I have ridden a few gsx-r 750's and I've always liked the feel of the showa gsx-r forks. I think they are some of the best oem forks in any street bike (the öhlins equipped bikes not included). They never feel harsh and have enough firmness for sportier, even track riding.

I have installed some k-tech internals in my 900-ss forks but had a cocked thread in the stock damper rod and I haven't been able to get the k-tech valving to work exactly as i would like, so I thought I would like to try and transplant some gsx-r fork internals to my 900 superlight forks. The k-tech valving seems to have too much high-speed rebound and that would be possible to correct by removing a shim or two from the rebound stack, but because the cocked threads I don't feel like putting any more work to the 900-ss cartridges.

I gathered some information from the net and found the complete internals including fork caps for k4-5 gsx-r 600/750 on ebay quite cheap. They are made by Showa and should be quite high quality compared to the 900ss forks. They have a proper rebound circuit too.

The gsx-r internals are almost the same length as the 900-ss internals. The bottom bolt is exactly the same and so is the fork cap.
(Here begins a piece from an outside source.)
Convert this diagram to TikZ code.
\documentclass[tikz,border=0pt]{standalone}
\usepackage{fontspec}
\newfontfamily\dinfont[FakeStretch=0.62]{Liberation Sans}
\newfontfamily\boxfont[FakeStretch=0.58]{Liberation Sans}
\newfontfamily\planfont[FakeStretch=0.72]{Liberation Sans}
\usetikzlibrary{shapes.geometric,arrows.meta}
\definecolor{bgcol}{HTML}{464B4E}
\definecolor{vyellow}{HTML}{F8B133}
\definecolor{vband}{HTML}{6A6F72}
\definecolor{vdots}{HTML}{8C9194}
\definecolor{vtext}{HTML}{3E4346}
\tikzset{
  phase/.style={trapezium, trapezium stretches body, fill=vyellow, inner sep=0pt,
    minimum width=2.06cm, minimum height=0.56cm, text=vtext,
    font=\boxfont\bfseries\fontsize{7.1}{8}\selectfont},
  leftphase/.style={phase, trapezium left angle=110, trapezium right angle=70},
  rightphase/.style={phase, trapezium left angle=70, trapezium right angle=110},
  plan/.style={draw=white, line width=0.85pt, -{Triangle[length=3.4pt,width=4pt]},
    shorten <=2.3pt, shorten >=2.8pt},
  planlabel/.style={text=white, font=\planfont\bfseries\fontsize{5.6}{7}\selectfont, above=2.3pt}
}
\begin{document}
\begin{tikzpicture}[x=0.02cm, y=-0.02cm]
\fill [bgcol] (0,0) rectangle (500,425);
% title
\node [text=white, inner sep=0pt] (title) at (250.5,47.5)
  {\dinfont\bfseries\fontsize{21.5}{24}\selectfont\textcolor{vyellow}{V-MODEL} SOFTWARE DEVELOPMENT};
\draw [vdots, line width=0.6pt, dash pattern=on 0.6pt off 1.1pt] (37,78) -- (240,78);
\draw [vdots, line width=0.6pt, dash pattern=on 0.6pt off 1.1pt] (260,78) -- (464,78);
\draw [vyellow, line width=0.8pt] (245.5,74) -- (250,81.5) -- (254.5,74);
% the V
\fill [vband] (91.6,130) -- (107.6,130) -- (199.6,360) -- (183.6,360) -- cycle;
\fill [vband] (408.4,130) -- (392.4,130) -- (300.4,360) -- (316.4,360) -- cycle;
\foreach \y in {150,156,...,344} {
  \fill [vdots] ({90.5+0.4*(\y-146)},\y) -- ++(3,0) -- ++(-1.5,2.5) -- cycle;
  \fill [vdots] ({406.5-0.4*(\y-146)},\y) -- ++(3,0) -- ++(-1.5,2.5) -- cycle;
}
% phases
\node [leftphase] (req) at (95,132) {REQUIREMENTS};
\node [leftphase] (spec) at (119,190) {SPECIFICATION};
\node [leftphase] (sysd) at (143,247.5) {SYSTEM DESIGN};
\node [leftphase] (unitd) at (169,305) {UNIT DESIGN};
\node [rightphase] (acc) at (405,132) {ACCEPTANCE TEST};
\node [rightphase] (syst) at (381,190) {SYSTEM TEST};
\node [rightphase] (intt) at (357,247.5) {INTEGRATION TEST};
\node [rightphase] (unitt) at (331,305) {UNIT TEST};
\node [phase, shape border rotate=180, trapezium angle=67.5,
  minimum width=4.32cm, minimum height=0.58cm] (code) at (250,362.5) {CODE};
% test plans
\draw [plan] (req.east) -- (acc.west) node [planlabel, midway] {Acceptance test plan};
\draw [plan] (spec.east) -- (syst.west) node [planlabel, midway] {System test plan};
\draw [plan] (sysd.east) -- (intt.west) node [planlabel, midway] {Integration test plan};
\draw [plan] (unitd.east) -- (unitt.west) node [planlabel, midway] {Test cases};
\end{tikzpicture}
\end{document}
The gsx-r has blue/gold anodized fork caps and I wanted to keep the stock SS look so I took the caps apart and found that the only difference in the fork cap parts is the rebound adjuster screw/rod and the middle part the damper rod screws in. The damper rod in the gsx-r cartridge is 12mm and 900ss is 10mm, so the middle part has to be taken from the gsx-r. The fork cap body and the preload adjuster nut of the 900-ss forks can be used in with the gsx-r cartridges. You can keep the aluminum-colored cap parts from the 900-ss and swap them to the gsx-r cartridges.

The gsx-r cartridge outer diameter is 24mm and the 900-ss 22.6mm. The 900-ss forks have a 1,3mm thick cup-shaped spacer below the cartridge bottom end that needs to be removed to fit the gsx-r cartridge.
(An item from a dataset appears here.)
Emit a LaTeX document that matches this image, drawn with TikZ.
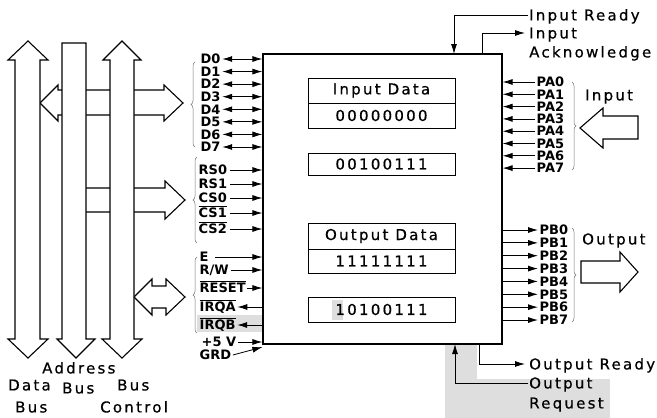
\documentclass[tikz,border=0pt]{standalone}
\usepackage{fontspec}
\setmainfont{DejaVu Sans}
\newfontfamily\widef{DejaVu Sans}[LetterSpace=15,FakeBold=0.6]
\newfontfamily\pinf{DejaVu Sans}
\usetikzlibrary{arrows.meta,decorations.pathreplacing,calc}
\newcommand\wtxt{\widef\fontsize{15pt}{17pt}\selectfont}
\newcommand\ptxt{\pinf\bfseries\fontsize{13pt}{14pt}\selectfont}
\newcommand\ovl[1]{\leavevmode\vbox{\hrule height 0.9pt\kern1.2pt\hbox{#1}}}
\begin{document}
\begin{tikzpicture}[x=1pt,y=-1pt,
  bus/.style={draw, line width=1.1pt, fill=white, line join=miter},
  pinlbl/.style={anchor=west, font=\ptxt, inner xsep=1.5pt, inner ysep=0pt, text height=9.5pt, text depth=0pt},
  wlbl/.style={anchor=west, font=\wtxt, inner xsep=1pt, inner ysep=0pt, text height=10.9pt, text depth=0pt},
  rarr/.style={-{Latex[length=10pt,width=6pt]}, line width=0.8pt},
  darr/.style={{Latex[length=10pt,width=6pt]}-{Latex[length=10pt,width=6pt]}, line width=0.8pt},
  carr/.style={-{Latex[length=10pt,width=6pt]}, line width=0.9pt},
  regbox/.style={draw, line width=1pt, minimum width=147pt, font=\wtxt, inner sep=0pt},
  brc/.style={draw=black!55, line width=0.5pt, decorate, decoration={brace, amplitude=4pt}},
  shade/.style={fill=black!13, draw=none}
]
\useasboundingbox (0,0) rectangle (657,418);
% scan shading
\fill[shade] (445,345) rectangle (477,418);
\fill[shade] (445,379) rectangle (610,418);
\fill[shade] (197,315) rectangle (262,332);
\fill[shade] (332,300) rectangle (343,320);

% fat horizontal arrows (behind buses)
\draw[bus] (40,103) -- (58,85) -- (58,90) -- (164,90) -- (164,85) -- (183,103) -- (164,121) -- (164,115) -- (58,115) -- (58,121) -- cycle;
\draw[bus] (74,188) -- (165,188) -- (165,181) -- (185,200) -- (165,219) -- (165,212) -- (74,212) -- cycle;
\draw[bus] (134,297) -- (152,279) -- (152,286) -- (166,286) -- (166,279) -- (185,297) -- (166,315) -- (166,308) -- (152,308) -- (152,315) -- cycle;

% buses
\draw[bus] (28,41) -- (48,60) -- (40,60) -- (40,339) -- (48,339) -- (28,358) -- (8,339) -- (15,339) -- (15,60) -- (8,60) -- cycle;
\draw[bus] (62,43) -- (86,43) -- (86,339) -- (95,339) -- (76,358) -- (57,339) -- (62,339) -- cycle;
\draw[bus] (122,41) -- (141,60) -- (134,60) -- (134,339) -- (142,339) -- (122,358) -- (102,339) -- (110,339) -- (110,60) -- (103,60) -- cycle;

% bus labels
\node[wlbl] (addr) at (41,368) {Address};
\node[wlbl] (addrbus) at (61,388) {Bus};
\node[wlbl] (data) at (7,385) {Data};
\node[wlbl] (databus) at (14,407) {Bus};
\node[wlbl] (ctlbus) at (116,385) {Bus};
\node[wlbl] (ctl) at (99,407) {Control};

% chip
\node[draw, line width=1.2pt, minimum width=239pt, minimum height=290pt, inner sep=0pt] (chip) at (382.5,199) {};

% registers
\node[regbox, minimum height=25pt] (indt) at (381.5,90.5) {Input Data};
\node[regbox, minimum height=25pt] (inval) at (381.5,115.5) {00000000};
\node[regbox, minimum height=22pt] (ctrl) at (381.5,164) {00100111};
\node[regbox, minimum height=26pt] (outdt) at (381.5,236) {Output Data};
\node[regbox, minimum height=24pt] (outval) at (381.5,261) {11111111};
\node[regbox, minimum height=25pt] (ddr) at (381.5,309.5) {10100111};

% data pins
\foreach \i in {0,...,7} {
  \node[pinlbl] (d\i) at (199,59+12.57*\i) {D\i};
  \draw[darr] (d\i.east) -- (chip.west |- d\i.east);
}
\draw[brc] (195,147) -- (195,62);

% select pins
\node[pinlbl] (rs0) at (197,170) {RS0};
\node[pinlbl] (rs1) at (197,184) {RS1};
\node[pinlbl] (cs0) at (197,198) {CS0};
\node[pinlbl] (cs1) at (197,213) {\ovl{CS1}};
\node[pinlbl] (cs2) at (197,229) {\ovl{CS2}};
\foreach \n in {rs0,rs1,cs0,cs1,cs2} {
  \draw[rarr] ([xshift=1pt]\n.east) -- (chip.west |- \n.east);
}
\draw[brc] (197,243) -- (197,157);

% control pins
\node[pinlbl] (e) at (198,257) {E};
\node[pinlbl] (rw) at (198,270) {R/W};
\node[pinlbl] (reset) at (198,288) {\ovl{RESET}};
\node[pinlbl] (irqa) at (198,307) {\ovl{IRQA}};
\node[pinlbl] (irqb) at (198,325) {\ovl{IRQB}};
\node[pinlbl] (vcc) at (200,342) {+5 V};
\node[pinlbl] (grd) at (198,355) {GRD};
\draw[rarr] ([xshift=5pt]e.east) -- (chip.west |- e.east);
\draw[rarr] ([xshift=1pt]rw.east) -- (chip.west |- rw.east);
\draw[rarr] (reset.east) -- (chip.west |- reset.east);
\draw[rarr] (chip.west |- irqa.east) -- (irqa.east);
\draw[rarr] (chip.west |- irqb.east) -- (irqb.east);
\draw[rarr] (vcc.east) -- (chip.west |- vcc.east);
\draw[rarr] (grd.east) -- ([yshift=-2.5pt]chip.south west);
\draw[brc] (197,333) -- (197,257);

% port A
\foreach \i in {0,...,7} {
  \node[pinlbl] (pa\i) at (535,82+12.3*\i) {PA\i};
  \draw[rarr] (pa\i.west) -- (chip.east |- pa\i.west);
}
\draw[brc] (572,82) -- (572,170);
\node[wlbl] (inlbl) at (584,95) {Input};
\draw[bus] (580,128) -- (603,108) -- (603,116) -- (638,116) -- (638,139) -- (603,139) -- (603,148) -- cycle;

% port B
\foreach \i in {0,...,7} {
  \node[pinlbl] (pb\i) at (538,230+12.86*\i) {PB\i};
  \draw[rarr] (chip.east |- pb\i.west) -- (pb\i.west);
}
\draw[brc] (572,228) -- (572,322);
\node[wlbl] (outlbl) at (581,239) {Output};
\draw[bus] (581,261) -- (620,261) -- (620,252) -- (638,272) -- (620,292) -- (620,283) -- (581,283) -- cycle;

% handshake lines
\node[wlbl] (inrdy) at (528,15) {Input Ready};
\node[wlbl] (inack) at (528,33) {Input};
\node[wlbl] (inack2) at (528,52) {Acknowledge};
\coordinate (irc) at (454,54);
\coordinate (iac) at (482,54);
\draw[carr] (inrdy.west) -| (irc);
\draw[carr] (iac) |- ([xshift=-3pt]inack.west);

\node[wlbl] (ordy) at (528,364) {Output Ready};
\node[wlbl] (oreq) at (528,383) {Output};
\node[wlbl] (oreq2) at (528,403) {Request};
\coordinate (orc) at (479,344);
\coordinate (oqc) at (455,344);
\draw[carr] (orc) |- ([xshift=-3pt]ordy.west);
\draw[carr] (oreq.west) -| (oqc);
\end{tikzpicture}
\end{document}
The lengths of the cartridges from bottom to fork cap lip are

900-ss bottomed out 55,9cm, topped out 67,2cm
gsx-r k4 55,3 - 66,9cm

The bottomed out depth of the 900 fork from the bottom of the fork leg to the top of the top tube is 55,2mm. So the stock cartridge will bottom out before the fork leg does. Only if you remove the plastic bottom-out piece (it is removed in the pic below), will the fork leg bottom out before the cartridge. The gsx-r cartridge will bottom out shorter than the 900-ss cartridge (and 1mm before the fork leg) so it should not be an issue.

I assembled the fork legs today with gsx-r cartridges and they seem to fit ok. However, I forgot to take the gsx-r springs and spring spacers with me so I had to leave them out. So no test ride yet.

The whole swap can be done without removing the forks from the bike, only the front wheel needs to come off, so it's quite an easy job.

I'll report the riding impressions as soon as I can get the springs (I forgot them to another town so it will take a few days).

The fork length will be about 4mm shorter after this mod

a pic from the cartridges side by side (the fork caps are already swapped)


I think this could be a cheaper and easier alternative to swapping to sbk forks or re-valving the stock cartridges, if you can just find the gsx-r internals cheap. I think some other year gixxer fork internals would probably work too (k1-3 and srad 750) but I can't confirm it because I don't have the parts. If someone has them, please post the measurements.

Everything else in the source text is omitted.